Эмир-Низам получил свыше ста фарфоровых и хрустальных изделий в том же роде; в таком же количестве и такого же рода вещи были розданы и прочим более важным лицам посольской свиты, а девять младших чиновников посольства получили каждый по 30 вещей, состоявших из кальянов, графинов, стаканов, кружек, зеркал и проч. Всего фарфоровых и других изделий с императорских заводов было роздано посольству более 840 штук.

Хозреву-Мирзе очень понравились Китайские куклы, находившиеся в занимаемых им комнатах Таврического дворца. Узнав об этом, Государь соизволил на отдачу принцу двух кукол, по выбору самого принца. Гр.

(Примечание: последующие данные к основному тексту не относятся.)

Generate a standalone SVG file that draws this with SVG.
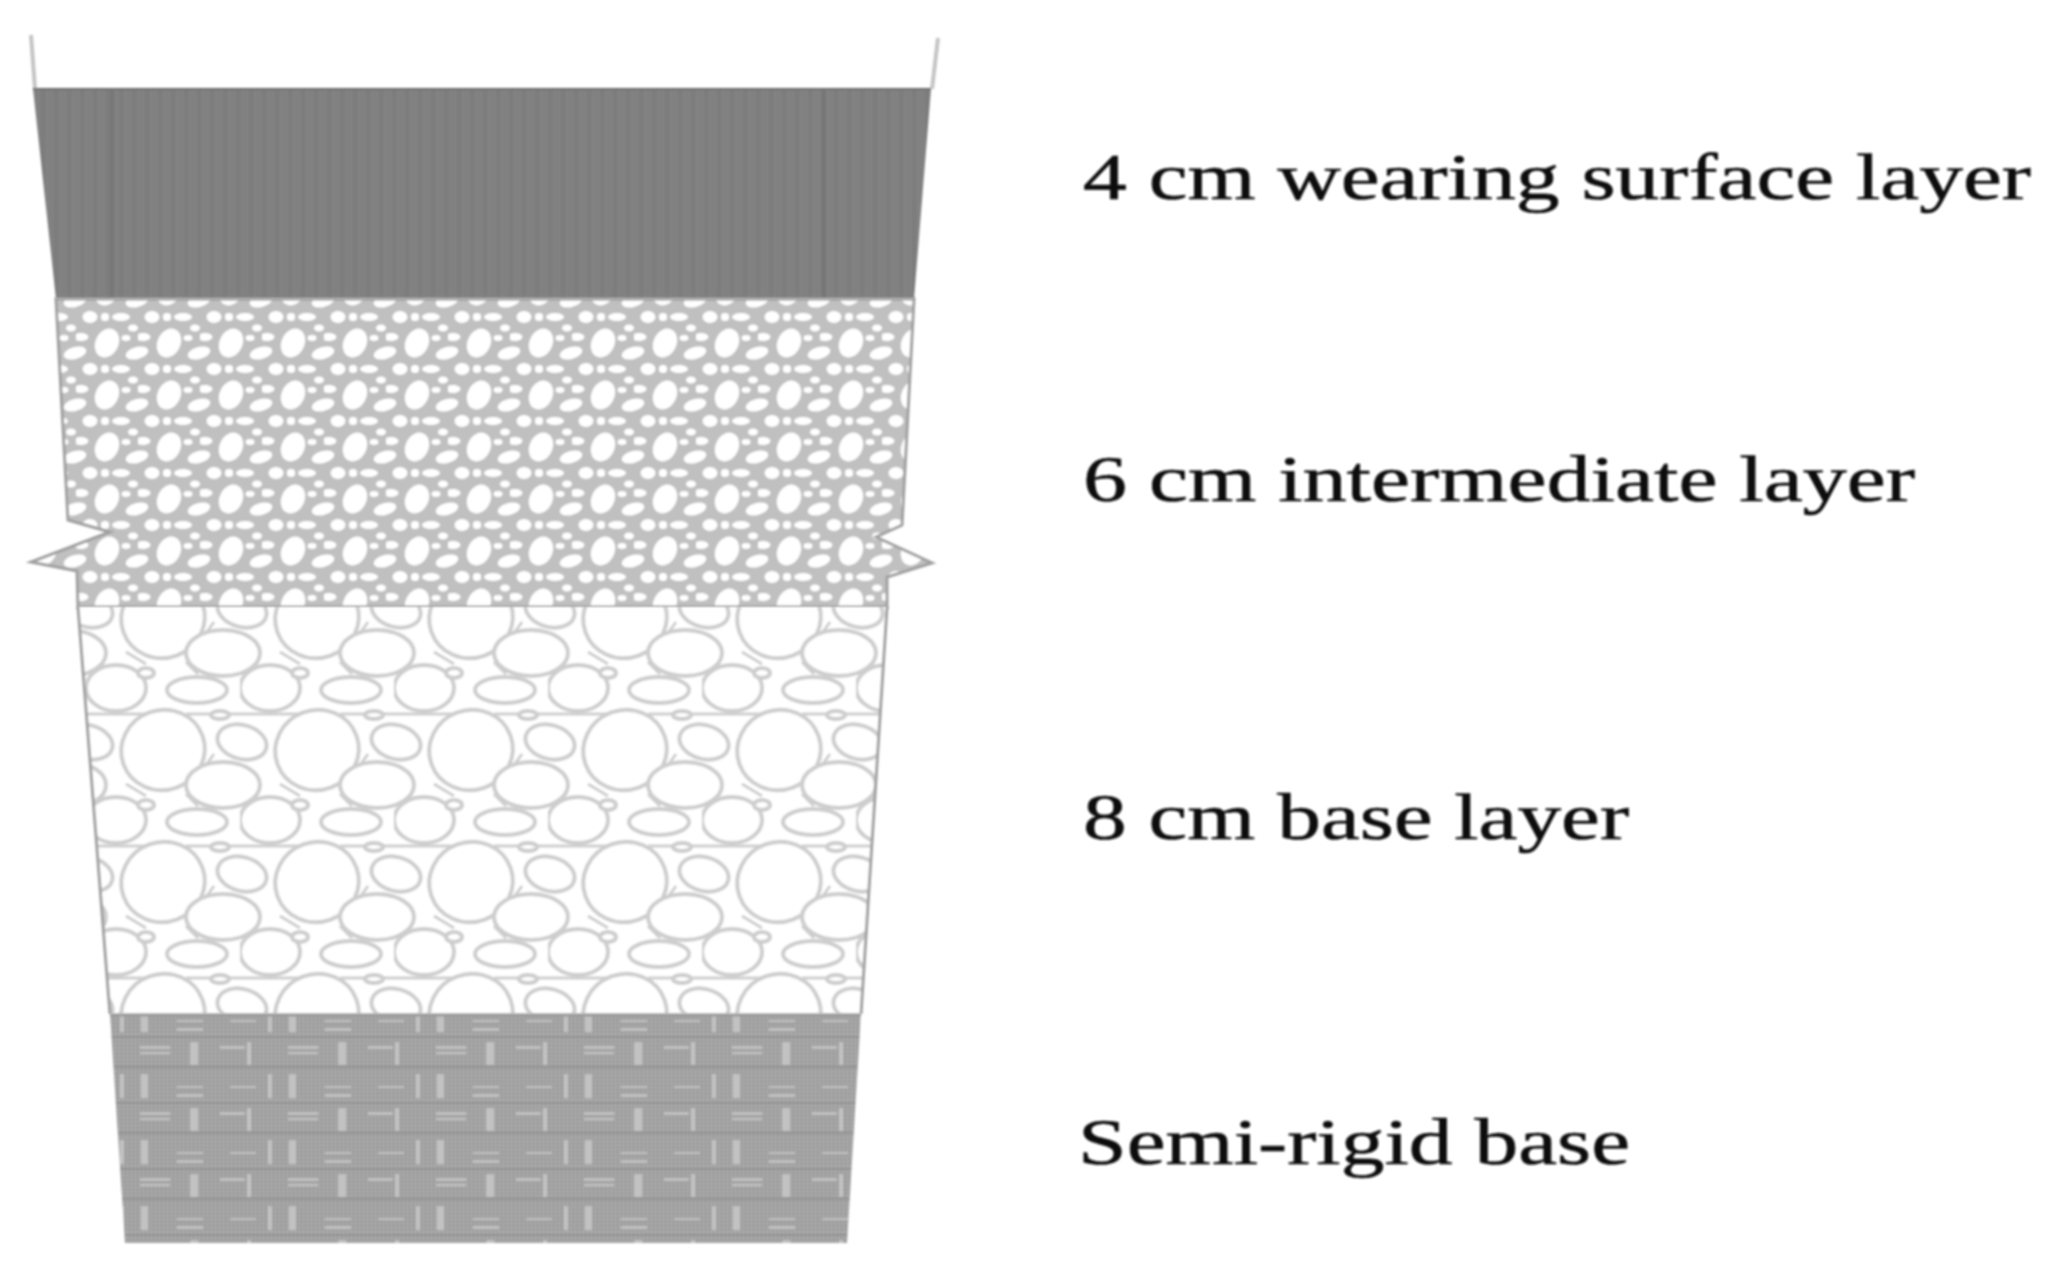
<svg xmlns="http://www.w3.org/2000/svg" width="2060" height="1278" viewBox="0 0 2060 1278">
<style>
.lbl{font-family:"Liberation Serif","Times New Roman",serif;font-size:65px;fill:#111;stroke:#111;stroke-width:0.6;filter:url(#soft)}
.st{fill:#fff}
.bs{fill:#fff;stroke:#cdcdcd;stroke-width:4}
.hl{fill:#c2c2c2}
.edge{fill:none;stroke:#a0a0a0;stroke-width:3}
</style>
<defs>
<filter id="blur" x="-5%" y="-5%" width="110%" height="110%"><feGaussianBlur stdDeviation="1.1"/></filter>
<filter id="soft" x="-5%" y="-20%" width="110%" height="140%"><feGaussianBlur stdDeviation="0.8"/></filter>
<pattern id="stripes" patternUnits="userSpaceOnUse" x="33" y="0" width="13" height="40">
<rect width="13" height="40" fill="#7f7f7f"/>
<rect x="1" width="1.5" height="40" fill="#858585"/>
<rect x="5" width="1.5" height="40" fill="#848484"/>
<rect x="9" width="1.5" height="40" fill="#797979"/>
</pattern>
<pattern id="gravel" patternUnits="userSpaceOnUse" x="76" y="317" width="62" height="52">
<rect width="62" height="52" fill="#c0c0c0"/>
<g class="st">
<ellipse cx="31" cy="26" rx="11.5" ry="15" transform="rotate(25 31 26)"/>
<ellipse cx="61" cy="36" rx="11.5" ry="6" transform="rotate(-15 61 36)"/>
<ellipse cx="-1" cy="36" rx="11.5" ry="6" transform="rotate(-15 -1 36)"/>
<ellipse cx="5" cy="20" rx="7.5" ry="4"/>
<ellipse cx="57" cy="11" rx="5" ry="3.5"/>
<ellipse cx="14" cy="0" rx="7.5" ry="6"/>
<ellipse cx="14" cy="52" rx="7.5" ry="6"/>
<ellipse cx="45" cy="0" rx="9" ry="4"/>
<ellipse cx="45" cy="52" rx="9" ry="4"/>
<ellipse cx="29" cy="1" rx="4" ry="3"/>
<ellipse cx="29" cy="51" rx="4" ry="3"/>
<ellipse cx="50" cy="21" rx="4.5" ry="3"/>
</g>
</pattern>
<pattern id="stones" patternUnits="userSpaceOnUse" x="86" y="684" width="154" height="132">
<rect width="154" height="132" fill="#fff"/>
<path d="M0 30H60M100 30H154M0 128H60M118 84L128 70M40 100L60 112M100 110L112 122" fill="none" stroke="#cdcdcd" stroke-width="3"/>
<g class="bs">
<ellipse cx="30" cy="4" rx="30" ry="23"/><ellipse cx="30" cy="136" rx="30" ry="23"/>
<ellipse cx="111" cy="6" rx="30" ry="13"/><ellipse cx="111" cy="138" rx="30" ry="13"/>
<ellipse cx="77" cy="66" rx="42" ry="40" transform="rotate(-20 77 66)"/>
<ellipse cx="137" cy="101" rx="37" ry="23"/><ellipse cx="-17" cy="101" rx="37" ry="23"/>
<ellipse cx="156" cy="58" rx="25" ry="17" transform="rotate(15 156 58)"/><ellipse cx="2" cy="58" rx="25" ry="17" transform="rotate(15 2 58)"/>
<ellipse cx="134" cy="31" rx="9" ry="4"/>
<ellipse cx="60" cy="121" rx="8" ry="5"/>
</g>
</pattern>
<pattern id="mesh" patternUnits="userSpaceOnUse" width="4" height="4">
<rect width="4" height="4" fill="#ababab"/>
<rect x="3" width="1" height="4" fill="#969696"/>
<rect y="3" width="4" height="1" fill="#999"/>
</pattern>
<pattern id="weave" patternUnits="userSpaceOnUse" x="130" y="1034" width="148" height="66">
<rect width="148" height="66" fill="url(#mesh)"/>
<rect x="0" y="2" width="148" height="2" fill="#909090"/>
<rect x="0" y="32" width="148" height="2" fill="#959595"/>
<g class="hl">
<rect x="10" y="12" width="30" height="3"/>
<rect x="10" y="18" width="30" height="2"/>
<rect x="90" y="12" width="25" height="3"/>
<rect x="60" y="8" width="8" height="23"/>
<rect x="117" y="8" width="4" height="23"/>
<rect x="11" y="40" width="7" height="24"/>
<rect x="138" y="40" width="4" height="24"/>
<rect x="47" y="60" width="26" height="3"/>
<rect x="47" y="52" width="26" height="2"/>
<rect x="100" y="52" width="26" height="2"/>
</g>
</pattern>
</defs>
<rect width="2060" height="1278" fill="#fff"/>
<g id="walls" filter="url(#blur)">
<path d="M31 35L35 89" fill="none" stroke="#c4c4c4" stroke-width="4"/>
<path d="M938 38L932 89" fill="none" stroke="#c4c4c4" stroke-width="4"/>
</g>
<g id="wearing-surface-layer" filter="url(#blur)">
<polygon points="33,89 931,89 914,299 56,299" fill="url(#stripes)"/>
<path d="M33 89H931" fill="none" stroke="#6e6e6e" stroke-width="2"/>
<path d="M112 89V299M824 89V299" fill="none" stroke="#747474" stroke-width="3"/>
</g>
<g id="intermediate-layer" filter="url(#blur)">
<polygon points="56,299 914,299 902,525 876,537 932,563 887,577 887,607 78,607 77,571 31,562 110,532 68,520" fill="url(#gravel)"/>
<polygon class="edge" points="56,299 914,299 902,525 876,537 932,563 887,577 887,607 78,607 77,571 31,562 110,532 68,520"/>
</g>
<g id="base-layer" filter="url(#blur)">
<polygon points="78,607 887,607 861,1014 110,1014" fill="url(#stones)"/>
<path class="edge" d="M78 607L110 1014M887 607L861 1014"/>
</g>
<g id="semi-rigid-base" filter="url(#blur)">
<polygon points="110,1014 861,1014 847,1243 125,1243" fill="url(#weave)"/>
<path d="M110 1015H861" fill="none" stroke="#999" stroke-width="3"/>
</g>
<g id="labels">
<text class="lbl" x="1083" y="199" textLength="948" lengthAdjust="spacingAndGlyphs">4 cm wearing surface layer</text>
<text class="lbl" x="1083" y="501" textLength="832" lengthAdjust="spacingAndGlyphs">6 cm intermediate layer</text>
<text class="lbl" x="1083" y="839" textLength="546" lengthAdjust="spacingAndGlyphs">8 cm base layer</text>
<text class="lbl" x="1078" y="1164" textLength="552" lengthAdjust="spacingAndGlyphs">Semi-rigid base</text>
</g>
</svg>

Сухтелен рассказывает, что когда Хозреву предложили сделать выбор, «он в продолжение трех дней находился в нерешительности и советовался с своими бородачами (barbes), какие куклы ему выбрать». [231]

12 Октября были доставлены к графу Сухтелену от директора Азиатского департамента Родофиникина, при подробном реестре, для вручения посольству 911 аршин бархату, сукна и атласу, 283 арш. флёру, кисеи, ситцу и коленкору, 21 хорьковый мех, ценою от 175 до 250 руб. за штуку, 5 мехов горностаев, по 500 руб. каждый, и 30 беличьих мехов. Принцу было дано пять горностаевых мехов и столько же хорьковых и беличьих. Лучшие бархат и сукно ценились по 34 руб. за арш., атлас по 4 руб., кисея и ситец по 3 руб. Всего материй и мехов было подарено на 23.864 руб. 75 к.

Из депо карт было отпущено для подарка принцу и его свите по 6 экземпляров атласа всех частой света, Carte Georgie 16 d’une partie de la Perse, почтовой карты России, эстампов перехода через Неман и молебствия в Париже и 6 штук буссолей (компасов).

Свите принца были розданы кроме того денежные подарки: Мирзе-Масуду и Мирзе-Салеху по 1000 червонц., Мирзе-Бабе 500 черв., Гуссейн-Али-Беку, Мирзе-Таги, Мирзе-Джафару и Мирзе-Багиру по 300 черв., Мирзе-Аге-Мушрифу, Фазиль-Хану, Али-Ашрефу-Беку и Семино по 250 черв., Джафар-Беку и Науруз-Беку по 150. Прислуге принца и его свиты было назначено, для раздачи по распределению Эмир-Низама, 1000 червонцев, из которых 200 были выданы учителю принца, Маньяго 17.

IV.

Отъезд посольства из Петербурга. — Пребывание в Москве и Туле на обратном пути. — Выписки из секретного журнала посольства. — Выписки из писем генерала Ренненкампфа.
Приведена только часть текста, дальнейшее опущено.